Collected data
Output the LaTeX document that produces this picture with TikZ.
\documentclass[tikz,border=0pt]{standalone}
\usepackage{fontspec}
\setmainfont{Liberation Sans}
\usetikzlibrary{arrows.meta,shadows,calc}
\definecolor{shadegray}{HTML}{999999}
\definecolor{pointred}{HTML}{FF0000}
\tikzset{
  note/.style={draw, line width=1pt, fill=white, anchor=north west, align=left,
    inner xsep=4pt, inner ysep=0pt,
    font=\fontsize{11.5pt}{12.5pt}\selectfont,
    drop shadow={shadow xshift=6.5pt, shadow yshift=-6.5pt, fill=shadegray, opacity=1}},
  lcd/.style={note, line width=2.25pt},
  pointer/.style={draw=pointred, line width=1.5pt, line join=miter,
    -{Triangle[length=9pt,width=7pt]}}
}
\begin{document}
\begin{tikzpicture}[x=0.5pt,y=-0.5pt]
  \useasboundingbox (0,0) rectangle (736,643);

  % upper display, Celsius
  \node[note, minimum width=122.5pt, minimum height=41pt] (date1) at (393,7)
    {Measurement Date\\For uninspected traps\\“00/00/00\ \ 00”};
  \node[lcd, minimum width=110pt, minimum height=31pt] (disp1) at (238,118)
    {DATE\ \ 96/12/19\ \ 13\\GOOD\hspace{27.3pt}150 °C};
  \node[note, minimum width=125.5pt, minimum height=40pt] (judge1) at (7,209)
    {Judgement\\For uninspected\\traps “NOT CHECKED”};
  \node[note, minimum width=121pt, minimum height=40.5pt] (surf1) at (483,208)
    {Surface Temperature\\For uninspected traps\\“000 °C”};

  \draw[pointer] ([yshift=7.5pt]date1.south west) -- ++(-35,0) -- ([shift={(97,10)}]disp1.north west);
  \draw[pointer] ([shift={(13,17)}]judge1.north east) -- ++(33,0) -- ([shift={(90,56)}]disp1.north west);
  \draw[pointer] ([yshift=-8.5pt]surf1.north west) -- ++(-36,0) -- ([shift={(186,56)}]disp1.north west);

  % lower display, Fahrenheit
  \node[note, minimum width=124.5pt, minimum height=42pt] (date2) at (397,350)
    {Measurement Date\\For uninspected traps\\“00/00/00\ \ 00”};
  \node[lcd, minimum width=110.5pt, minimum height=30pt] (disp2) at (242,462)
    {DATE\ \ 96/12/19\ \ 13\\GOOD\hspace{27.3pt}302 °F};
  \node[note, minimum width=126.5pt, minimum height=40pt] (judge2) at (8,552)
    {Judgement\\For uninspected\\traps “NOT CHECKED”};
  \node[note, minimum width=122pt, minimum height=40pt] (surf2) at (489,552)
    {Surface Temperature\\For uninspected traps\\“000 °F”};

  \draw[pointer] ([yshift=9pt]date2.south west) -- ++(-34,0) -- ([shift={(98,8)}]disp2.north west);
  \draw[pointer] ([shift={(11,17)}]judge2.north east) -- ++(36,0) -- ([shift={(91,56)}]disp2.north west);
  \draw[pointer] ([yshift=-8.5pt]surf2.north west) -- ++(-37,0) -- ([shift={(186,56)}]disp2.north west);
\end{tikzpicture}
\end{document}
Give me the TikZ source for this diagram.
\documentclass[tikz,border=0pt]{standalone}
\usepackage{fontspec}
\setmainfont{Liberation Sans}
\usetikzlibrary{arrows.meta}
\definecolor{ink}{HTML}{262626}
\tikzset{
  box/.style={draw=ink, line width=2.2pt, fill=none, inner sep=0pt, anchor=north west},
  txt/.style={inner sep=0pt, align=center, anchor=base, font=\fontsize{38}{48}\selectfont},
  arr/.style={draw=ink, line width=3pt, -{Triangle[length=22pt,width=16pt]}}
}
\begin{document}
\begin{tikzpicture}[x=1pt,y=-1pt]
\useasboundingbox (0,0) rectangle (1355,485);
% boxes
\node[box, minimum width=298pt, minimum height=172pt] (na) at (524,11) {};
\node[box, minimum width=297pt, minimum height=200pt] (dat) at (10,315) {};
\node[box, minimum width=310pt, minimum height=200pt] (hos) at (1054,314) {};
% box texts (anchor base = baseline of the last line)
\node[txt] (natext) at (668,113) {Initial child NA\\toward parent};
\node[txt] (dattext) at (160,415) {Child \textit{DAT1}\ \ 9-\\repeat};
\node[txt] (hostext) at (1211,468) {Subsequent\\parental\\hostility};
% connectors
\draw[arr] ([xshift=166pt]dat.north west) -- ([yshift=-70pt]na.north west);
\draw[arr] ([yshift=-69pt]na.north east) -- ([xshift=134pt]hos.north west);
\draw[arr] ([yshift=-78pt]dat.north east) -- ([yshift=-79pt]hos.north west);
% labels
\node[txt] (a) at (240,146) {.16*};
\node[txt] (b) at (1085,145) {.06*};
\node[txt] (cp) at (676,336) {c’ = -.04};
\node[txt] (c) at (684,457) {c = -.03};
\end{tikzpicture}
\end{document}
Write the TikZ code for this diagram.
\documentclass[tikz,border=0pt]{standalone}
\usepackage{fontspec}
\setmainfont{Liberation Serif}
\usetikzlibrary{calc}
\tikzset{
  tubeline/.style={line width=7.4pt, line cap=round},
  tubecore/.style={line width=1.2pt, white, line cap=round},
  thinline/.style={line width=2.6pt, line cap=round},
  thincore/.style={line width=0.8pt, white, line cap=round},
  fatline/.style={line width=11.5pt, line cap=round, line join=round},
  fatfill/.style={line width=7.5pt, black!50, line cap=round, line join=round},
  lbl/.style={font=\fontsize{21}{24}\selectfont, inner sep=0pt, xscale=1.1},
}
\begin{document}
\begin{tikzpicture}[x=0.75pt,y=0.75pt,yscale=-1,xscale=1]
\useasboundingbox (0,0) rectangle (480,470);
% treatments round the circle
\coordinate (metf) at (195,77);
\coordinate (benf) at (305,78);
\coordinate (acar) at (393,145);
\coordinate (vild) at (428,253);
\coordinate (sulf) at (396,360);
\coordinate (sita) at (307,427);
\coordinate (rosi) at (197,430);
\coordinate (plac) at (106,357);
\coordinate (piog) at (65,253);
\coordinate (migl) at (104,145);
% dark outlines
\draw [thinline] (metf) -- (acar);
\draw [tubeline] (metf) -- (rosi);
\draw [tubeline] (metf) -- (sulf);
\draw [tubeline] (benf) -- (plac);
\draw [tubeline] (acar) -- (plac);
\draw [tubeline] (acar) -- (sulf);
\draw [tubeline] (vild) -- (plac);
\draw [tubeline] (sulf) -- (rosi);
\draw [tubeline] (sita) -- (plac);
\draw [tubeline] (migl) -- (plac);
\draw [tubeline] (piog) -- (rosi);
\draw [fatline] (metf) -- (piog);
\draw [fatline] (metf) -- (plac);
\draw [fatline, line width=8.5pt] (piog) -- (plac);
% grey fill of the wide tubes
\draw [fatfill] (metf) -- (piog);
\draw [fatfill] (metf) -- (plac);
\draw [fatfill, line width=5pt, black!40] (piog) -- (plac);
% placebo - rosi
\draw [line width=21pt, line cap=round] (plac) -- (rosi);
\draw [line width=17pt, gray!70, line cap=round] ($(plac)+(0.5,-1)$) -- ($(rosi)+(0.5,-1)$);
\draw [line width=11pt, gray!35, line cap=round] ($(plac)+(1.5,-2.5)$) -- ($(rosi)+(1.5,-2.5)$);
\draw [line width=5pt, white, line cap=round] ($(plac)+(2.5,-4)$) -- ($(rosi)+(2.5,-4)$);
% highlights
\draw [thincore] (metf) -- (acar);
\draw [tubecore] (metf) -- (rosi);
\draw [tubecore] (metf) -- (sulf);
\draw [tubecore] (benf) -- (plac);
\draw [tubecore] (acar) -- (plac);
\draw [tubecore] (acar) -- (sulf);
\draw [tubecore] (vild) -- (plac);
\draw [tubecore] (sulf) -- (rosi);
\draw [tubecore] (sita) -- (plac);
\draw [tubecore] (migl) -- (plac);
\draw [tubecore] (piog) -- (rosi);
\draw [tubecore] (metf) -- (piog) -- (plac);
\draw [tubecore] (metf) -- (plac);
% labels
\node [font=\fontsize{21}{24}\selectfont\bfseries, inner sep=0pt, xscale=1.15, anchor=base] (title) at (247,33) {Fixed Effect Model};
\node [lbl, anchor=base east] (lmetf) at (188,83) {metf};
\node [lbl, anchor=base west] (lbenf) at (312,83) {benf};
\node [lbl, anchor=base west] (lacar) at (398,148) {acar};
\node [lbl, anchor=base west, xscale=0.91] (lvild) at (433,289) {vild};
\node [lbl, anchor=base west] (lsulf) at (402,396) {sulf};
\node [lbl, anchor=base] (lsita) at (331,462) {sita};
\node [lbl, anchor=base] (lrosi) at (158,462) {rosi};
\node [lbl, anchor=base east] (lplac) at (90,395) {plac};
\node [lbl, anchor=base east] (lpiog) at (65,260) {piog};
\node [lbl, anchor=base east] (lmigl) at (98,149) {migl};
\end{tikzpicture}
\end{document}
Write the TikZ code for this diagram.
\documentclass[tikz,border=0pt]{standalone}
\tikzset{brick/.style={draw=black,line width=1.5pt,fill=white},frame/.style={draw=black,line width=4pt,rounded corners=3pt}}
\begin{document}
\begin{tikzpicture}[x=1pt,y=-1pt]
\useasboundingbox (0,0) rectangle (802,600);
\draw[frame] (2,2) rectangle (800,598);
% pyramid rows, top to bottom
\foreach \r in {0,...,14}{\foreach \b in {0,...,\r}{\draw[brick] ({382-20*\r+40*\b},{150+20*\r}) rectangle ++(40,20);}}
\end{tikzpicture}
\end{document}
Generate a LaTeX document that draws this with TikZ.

◆ Short task ◆
Set down the lines above as they stand, starting with the first line and ending with the line that contains "west) -- ++(-36,0)".

◆ Worked answer ◆
Output the LaTeX document that produces this picture with TikZ.
\documentclass[tikz,border=0pt]{standalone}
\usepackage{fontspec}
\setmainfont{Liberation Sans}
\usetikzlibrary{arrows.meta,shadows,calc}
\definecolor{shadegray}{HTML}{999999}
\definecolor{pointred}{HTML}{FF0000}
\tikzset{
  note/.style={draw, line width=1pt, fill=white, anchor=north west, align=left,
    inner xsep=4pt, inner ysep=0pt,
    font=\fontsize{11.5pt}{12.5pt}\selectfont,
    drop shadow={shadow xshift=6.5pt, shadow yshift=-6.5pt, fill=shadegray, opacity=1}},
  lcd/.style={note, line width=2.25pt},
  pointer/.style={draw=pointred, line width=1.5pt, line join=miter,
    -{Triangle[length=9pt,width=7pt]}}
}
\begin{document}
\begin{tikzpicture}[x=0.5pt,y=-0.5pt]
  \useasboundingbox (0,0) rectangle (736,643);

  % upper display, Celsius
  \node[note, minimum width=122.5pt, minimum height=41pt] (date1) at (393,7)
    {Measurement Date\\For uninspected traps\\“00/00/00\ \ 00”};
  \node[lcd, minimum width=110pt, minimum height=31pt] (disp1) at (238,118)
    {DATE\ \ 96/12/19\ \ 13\\GOOD\hspace{27.3pt}150 °C};
  \node[note, minimum width=125.5pt, minimum height=40pt] (judge1) at (7,209)
    {Judgement\\For uninspected\\traps “NOT CHECKED”};
  \node[note, minimum width=121pt, minimum height=40.5pt] (surf1) at (483,208)
    {Surface Temperature\\For uninspected traps\\“000 °C”};

  \draw[pointer] ([yshift=7.5pt]date1.south west) -- ++(-35,0) -- ([shift={(97,10)}]disp1.north west);
  \draw[pointer] ([shift={(13,17)}]judge1.north east) -- ++(33,0) -- ([shift={(90,56)}]disp1.north west);
  \draw[pointer] ([yshift=-8.5pt]surf1.north west) -- ++(-36,0) -- ([shift={(186,56)}]disp1.north west);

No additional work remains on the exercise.